Benjamin Victor’s Wells Avenue sculptures
The shops along Wells Avenue line up like a still parade of Reno miscellany: an Irish bar, a Mexican gown shop for quinceañeras and weddings, a ministry next to a liquor store, an Oriental gift shop. Binding them are more shops, gas stations and a roundabout showcasing dead plants and brown mulch.
Wells Avenue is an interesting place, for sure, but it’s not exactly cohesive. The avenue’s merchants, residents, the city of Reno and a South Dakotan sculptor hope art will help bring Wells a stronger sense of community.
Benjamin Victor, 27, was driving from a metal foundry in Loveland, Colo., to his home in Aberdeen, S.D., last week after doing finishing work on two bronze sculptures bound for Wells Avenue this spring.
“When I first saw [Wells Avenue], I was surprised at how eclectic it was,” says Victor. He says he knew right away that the art project would need to provide continuity. “I think it will pull it together, which it desperately needs right now,” he says.
One 12-foot-high sculpture will be installed in the roundabout of South Wells and Regency Way.
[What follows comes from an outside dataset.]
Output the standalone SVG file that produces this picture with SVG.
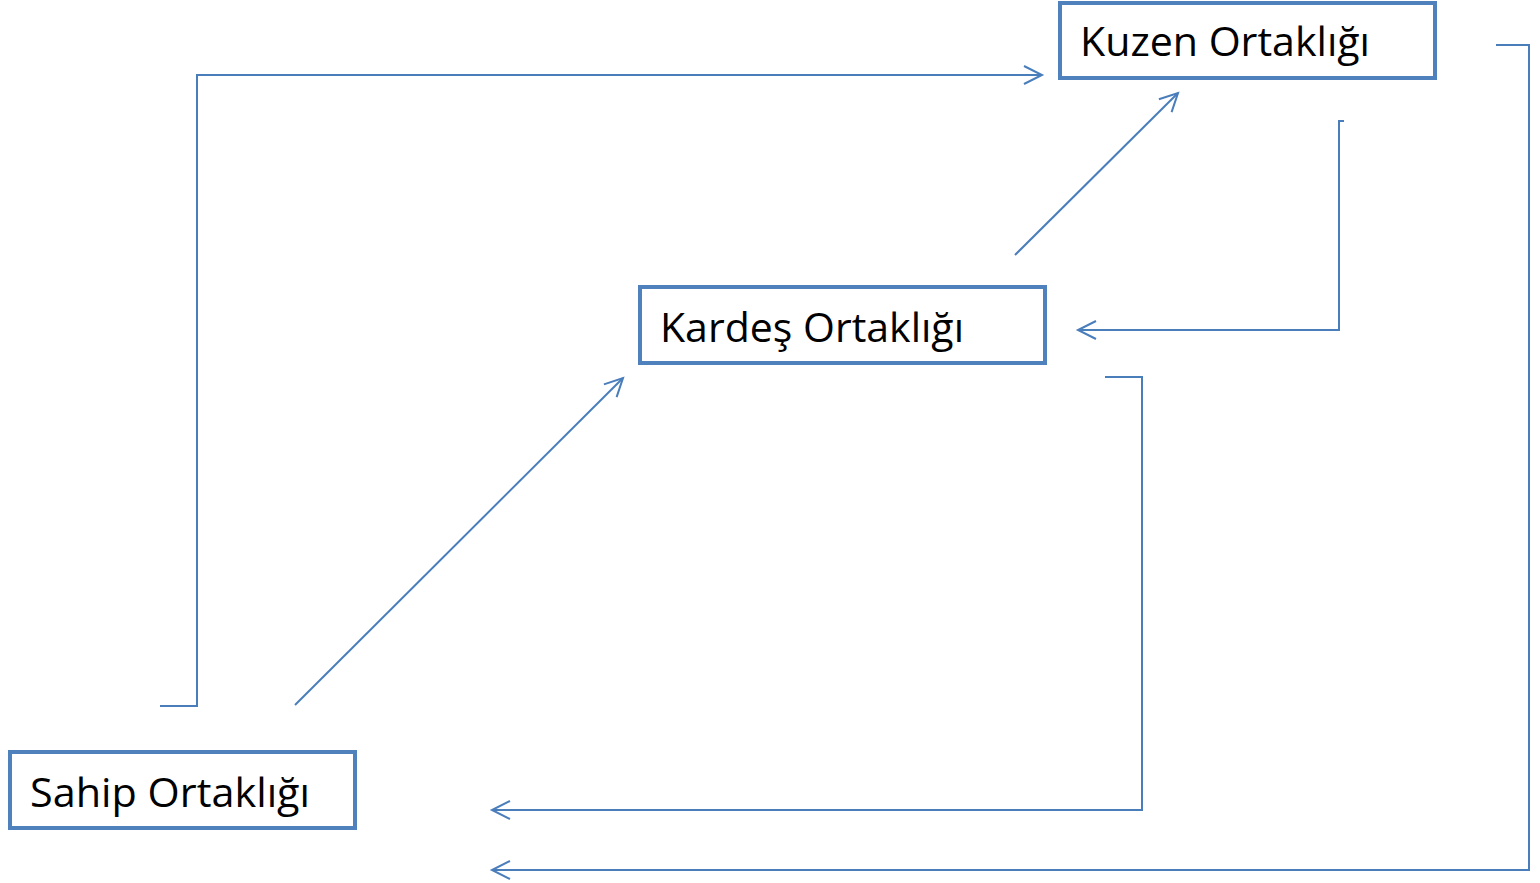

Atop a sandstone base, what appear to be two flames shoot above and below a globe in the sculpture’s center. Victor says this represents community, one of three themes—community, independence and diversity—Wells Avenue merchants and residents chose to represent their area.
“I wanted to mimic the shapes that were already in the landscape,” says Victor. “The circle of the roundabout and the flow of traffic or energy going around it. You have one form interdependent on the other form with that globe in the center. I thought that was a good representation for community because that’s what we are in a community, interdependent.”
A 10-foot sculpture will be in the landscape median at Wells and Roberts Street. This piece, also mounted on a sandstone base, shows a smaller ball at the top of a wavy slope. Victor designed it with the theme of independence in mind. “The little orb is leaving the larger orb—it’s becoming independent, leaving that trail behind it as it flies away,” he says.
“Wells is so diverse,” says Stacey Spain, public art specialist for the city of Reno. “A way to define the neighborhood visually was helped when they installed lights there (in November 2005). We hope this will help give a unifying theme to the neighborhood and kind of an identity.”
These are the first abstract sculptures the young artist has been commissioned to do. Most of his other work is more classically composed, such as the Sarah Winnemucca statue he sculpted for Nevada, which was dedicated for the National Statuary Hall in the Capitol Building Rotunda in Washington, D.C., last March.
Though from South Dakota, Victor says his family in Las Vegas (where he lived for a time) helps tie him to the state. “Now, after the Sarah Winnemucca project, Northern Nevada has become a big part of my life,” he says.
Linking the sculptures will also be 13 bike racks Victor designed with sandstone bases, several banners to wave from the light posts and 36 sandstone seats, which combine to form benches.
The City Council gave the $160,000 arts project final approval in December, and the project is expected to be completed by May 1.